* [Stored data]

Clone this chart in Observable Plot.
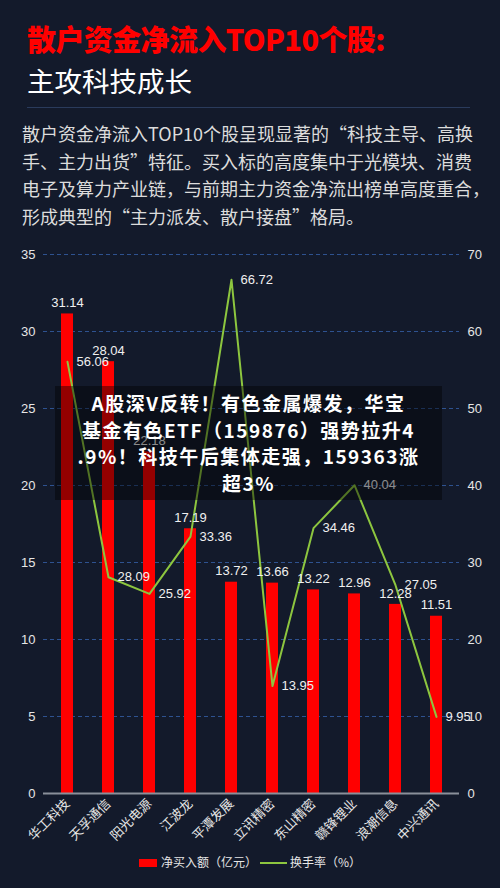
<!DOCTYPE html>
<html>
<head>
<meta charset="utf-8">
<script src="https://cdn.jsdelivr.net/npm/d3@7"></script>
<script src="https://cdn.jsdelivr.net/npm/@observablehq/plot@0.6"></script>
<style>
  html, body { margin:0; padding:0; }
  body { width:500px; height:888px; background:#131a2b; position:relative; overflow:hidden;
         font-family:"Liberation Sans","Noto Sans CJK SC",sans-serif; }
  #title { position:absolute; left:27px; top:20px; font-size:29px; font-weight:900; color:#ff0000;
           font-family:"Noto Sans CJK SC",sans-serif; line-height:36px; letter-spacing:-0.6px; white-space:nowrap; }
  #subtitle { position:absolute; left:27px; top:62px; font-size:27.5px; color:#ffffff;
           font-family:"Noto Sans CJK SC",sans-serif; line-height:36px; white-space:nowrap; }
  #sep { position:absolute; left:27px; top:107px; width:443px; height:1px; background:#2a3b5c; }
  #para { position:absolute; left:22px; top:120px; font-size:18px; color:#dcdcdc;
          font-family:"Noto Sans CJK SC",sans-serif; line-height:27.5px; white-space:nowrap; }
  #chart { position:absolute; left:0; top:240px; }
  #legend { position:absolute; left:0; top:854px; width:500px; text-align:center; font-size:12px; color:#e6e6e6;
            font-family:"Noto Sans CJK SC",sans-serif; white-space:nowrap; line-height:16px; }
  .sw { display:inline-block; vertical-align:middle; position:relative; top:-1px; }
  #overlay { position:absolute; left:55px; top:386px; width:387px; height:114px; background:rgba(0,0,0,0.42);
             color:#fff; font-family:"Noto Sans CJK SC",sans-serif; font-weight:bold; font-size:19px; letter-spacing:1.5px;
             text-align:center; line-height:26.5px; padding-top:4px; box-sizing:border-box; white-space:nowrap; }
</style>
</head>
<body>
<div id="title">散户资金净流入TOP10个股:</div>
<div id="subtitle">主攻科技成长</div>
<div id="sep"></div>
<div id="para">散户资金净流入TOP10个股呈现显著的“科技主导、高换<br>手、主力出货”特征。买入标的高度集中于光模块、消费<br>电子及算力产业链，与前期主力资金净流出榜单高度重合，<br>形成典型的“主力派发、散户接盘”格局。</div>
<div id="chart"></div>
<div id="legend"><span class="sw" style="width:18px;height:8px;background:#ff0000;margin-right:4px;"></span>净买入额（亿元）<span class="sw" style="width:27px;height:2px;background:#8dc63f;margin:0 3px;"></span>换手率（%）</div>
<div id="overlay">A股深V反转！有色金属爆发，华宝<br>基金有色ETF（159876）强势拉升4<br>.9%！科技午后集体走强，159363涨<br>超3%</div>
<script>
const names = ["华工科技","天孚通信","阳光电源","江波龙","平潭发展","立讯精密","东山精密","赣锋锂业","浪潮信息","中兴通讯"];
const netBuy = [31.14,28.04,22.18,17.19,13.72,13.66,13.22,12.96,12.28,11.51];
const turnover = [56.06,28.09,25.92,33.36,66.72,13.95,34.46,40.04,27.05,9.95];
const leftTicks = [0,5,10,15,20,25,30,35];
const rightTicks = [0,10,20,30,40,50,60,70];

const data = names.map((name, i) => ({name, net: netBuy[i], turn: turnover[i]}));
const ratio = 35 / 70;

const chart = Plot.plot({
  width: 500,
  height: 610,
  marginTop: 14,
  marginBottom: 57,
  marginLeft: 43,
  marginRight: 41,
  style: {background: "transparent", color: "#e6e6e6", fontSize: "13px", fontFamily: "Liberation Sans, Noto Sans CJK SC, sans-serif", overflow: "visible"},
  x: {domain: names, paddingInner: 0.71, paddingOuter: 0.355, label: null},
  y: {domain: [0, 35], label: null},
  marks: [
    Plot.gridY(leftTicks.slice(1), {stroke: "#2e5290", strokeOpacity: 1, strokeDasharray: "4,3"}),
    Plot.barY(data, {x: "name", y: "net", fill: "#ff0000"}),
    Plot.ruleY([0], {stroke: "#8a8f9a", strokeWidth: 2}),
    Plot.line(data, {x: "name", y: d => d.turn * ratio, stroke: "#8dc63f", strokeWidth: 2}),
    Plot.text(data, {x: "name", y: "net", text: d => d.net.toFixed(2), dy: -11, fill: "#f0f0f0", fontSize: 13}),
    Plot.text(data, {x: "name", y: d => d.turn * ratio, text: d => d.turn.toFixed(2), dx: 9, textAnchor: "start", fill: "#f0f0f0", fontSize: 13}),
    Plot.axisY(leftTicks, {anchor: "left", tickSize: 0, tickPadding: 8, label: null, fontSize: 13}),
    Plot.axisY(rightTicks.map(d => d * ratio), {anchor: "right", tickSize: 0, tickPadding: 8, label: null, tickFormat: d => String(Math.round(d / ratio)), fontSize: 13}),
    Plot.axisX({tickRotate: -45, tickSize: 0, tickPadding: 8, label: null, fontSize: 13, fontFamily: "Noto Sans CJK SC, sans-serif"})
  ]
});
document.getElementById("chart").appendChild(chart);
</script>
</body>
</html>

* [Aim]
Transcribe the listing in full. Omit the pictures and keep every line exact.

* [Response to the task]
Clone this chart in Observable Plot.
<!DOCTYPE html>
<html>
<head>
<meta charset="utf-8">
<script src="https://cdn.jsdelivr.net/npm/d3@7"></script>
<script src="https://cdn.jsdelivr.net/npm/@observablehq/plot@0.6"></script>
<style>
  html, body { margin:0; padding:0; }
  body { width:500px; height:888px; background:#131a2b; position:relative; overflow:hidden;
         font-family:"Liberation Sans","Noto Sans CJK SC",sans-serif; }
  #title { position:absolute; left:27px; top:20px; font-size:29px; font-weight:900; color:#ff0000;
           font-family:"Noto Sans CJK SC",sans-serif; line-height:36px; letter-spacing:-0.6px; white-space:nowrap; }
  #subtitle { position:absolute; left:27px; top:62px; font-size:27.5px; color:#ffffff;
           font-family:"Noto Sans CJK SC",sans-serif; line-height:36px; white-space:nowrap; }
  #sep { position:absolute; left:27px; top:107px; width:443px; height:1px; background:#2a3b5c; }
  #para { position:absolute; left:22px; top:120px; font-size:18px; color:#dcdcdc;
          font-family:"Noto Sans CJK SC",sans-serif; line-height:27.5px; white-space:nowrap; }
  #chart { position:absolute; left:0; top:240px; }
  #legend { position:absolute; left:0; top:854px; width:500px; text-align:center; font-size:12px; color:#e6e6e6;
            font-family:"Noto Sans CJK SC",sans-serif; white-space:nowrap; line-height:16px; }
  .sw { display:inline-block; vertical-align:middle; position:relative; top:-1px; }
  #overlay { position:absolute; left:55px; top:386px; width:387px; height:114px; background:rgba(0,0,0,0.42);
             color:#fff; font-family:"Noto Sans CJK SC",sans-serif; font-weight:bold; font-size:19px; letter-spacing:1.5px;
             text-align:center; line-height:26.5px; padding-top:4px; box-sizing:border-box; white-space:nowrap; }
</style>
</head>
<body>
<div id="title">散户资金净流入TOP10个股:</div>
<div id="subtitle">主攻科技成长</div>
<div id="sep"></div>
<div id="para">散户资金净流入TOP10个股呈现显著的“科技主导、高换<br>手、主力出货”特征。买入标的高度集中于光模块、消费<br>电子及算力产业链，与前期主力资金净流出榜单高度重合，<br>形成典型的“主力派发、散户接盘”格局。</div>
<div id="chart"></div>
<div id="legend"><span class="sw" style="width:18px;height:8px;background:#ff0000;margin-right:4px;"></span>净买入额（亿元）<span class="sw" style="width:27px;height:2px;background:#8dc63f;margin:0 3px;"></span>换手率（%）</div>
<div id="overlay">A股深V反转！有色金属爆发，华宝<br>基金有色ETF（159876）强势拉升4<br>.9%！科技午后集体走强，159363涨<br>超3%</div>
<script>
const names = ["华工科技","天孚通信","阳光电源","江波龙","平潭发展","立讯精密","东山精密","赣锋锂业","浪潮信息","中兴通讯"];
const netBuy = [31.14,28.04,22.18,17.19,13.72,13.66,13.22,12.96,12.28,11.51];
const turnover = [56.06,28.09,25.92,33.36,66.72,13.95,34.46,40.04,27.05,9.95];
const leftTicks = [0,5,10,15,20,25,30,35];
const rightTicks = [0,10,20,30,40,50,60,70];

const data = names.map((name, i) => ({name, net: netBuy[i], turn: turnover[i]}));
const ratio = 35 / 70;

const chart = Plot.plot({
  width: 500,
  height: 610,
  marginTop: 14,
  marginBottom: 57,
  marginLeft: 43,
  marginRight: 41,
  style: {background: "transparent", color: "#e6e6e6", fontSize: "13px", fontFamily: "Liberation Sans, Noto Sans CJK SC, sans-serif", overflow: "visible"},
  x: {domain: names, paddingInner: 0.71, paddingOuter: 0.355, label: null},
  y: {domain: [0, 35], label: null},
  marks: [
    Plot.gridY(leftTicks.slice(1), {stroke: "#2e5290", strokeOpacity: 1, strokeDasharray: "4,3"}),
    Plot.barY(data, {x: "name", y: "net", fill: "#ff0000"}),
    Plot.ruleY([0], {stroke: "#8a8f9a", strokeWidth: 2}),
    Plot.line(data, {x: "name", y: d => d.turn * ratio, stroke: "#8dc63f", strokeWidth: 2}),
    Plot.text(data, {x: "name", y: "net", text: d => d.net.toFixed(2), dy: -11, fill: "#f0f0f0", fontSize: 13}),
    Plot.text(data, {x: "name", y: d => d.turn * ratio, text: d => d.turn.toFixed(2), dx: 9, textAnchor: "start", fill: "#f0f0f0", fontSize: 13}),
    Plot.axisY(leftTicks, {anchor: "left", tickSize: 0, tickPadding: 8, label: null, fontSize: 13}),
    Plot.axisY(rightTicks.map(d => d * ratio), {anchor: "right", tickSize: 0, tickPadding: 8, label: null, tickFormat: d => String(Math.round(d / ratio)), fontSize: 13}),
    Plot.axisX({tickRotate: -45, tickSize: 0, tickPadding: 8, label: null, fontSize: 13, fontFamily: "Noto Sans CJK SC, sans-serif"})
  ]
});
document.getElementById("chart").appendChild(chart);
</script>
</body>
</html>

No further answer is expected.